Feeling sorry never fixed anything. That’s how some women are passively trained to suppress their emotions. If that doesn’t work, we are made to feel shame for openly admitting to enjoying sex.

It’s difficult to assess whether you’ll face judgment when the topic of sex comes up. This is why it’s necessary to become thick-skinned and ready for it. If you are continuously evaluating everyone’s opinions, you are allowing them to suffocate you.

The constant burden isn’t worth the hassle when it’s just sex, and everyone’s doing it.

Be ready to face the critics. It may even cause friction in some relationships, but those who truly value you will understand, even if they don’t see eye-to-eye.

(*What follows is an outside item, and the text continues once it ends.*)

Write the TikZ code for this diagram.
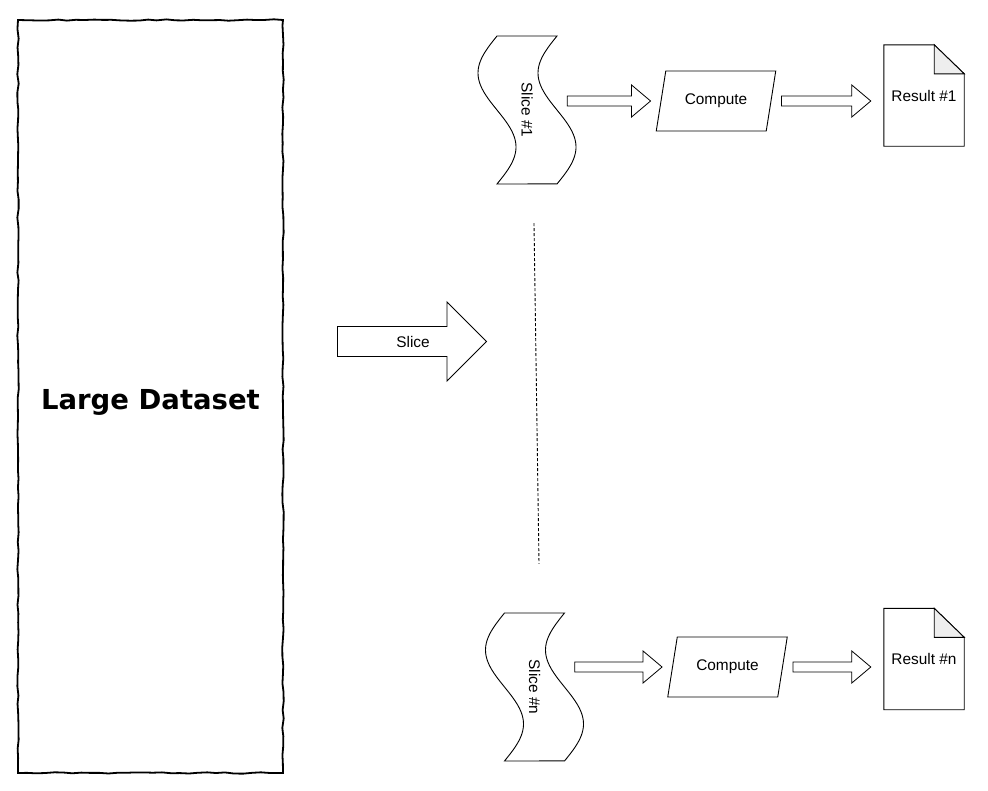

This is how I crossed the bridge with my own mother.

Talk about sex. I’m still learning how to.

I am still in the process of having those conversations within my romantic relationships. Feeling comfortable talking about sex with your partner is often an indicator of compatibility. Furthermore, I’ve recognized that learning about your sexual preferences is a continuous journey—they will evolve with you.

Take your time. My personal journey has been a quiet one because I was subconsciously raised to believe that sex is sinful. Becoming more aware of where those biases came from helped me break them down and form my own foundations to grow from.

The most important lesson is to know that your worth is not determined by others’ opinions. Everyone deserves respect, regardless of how open they are about their sexuality.

There will always be someone who will disagree, so why let it get in the way of you having an orgasm?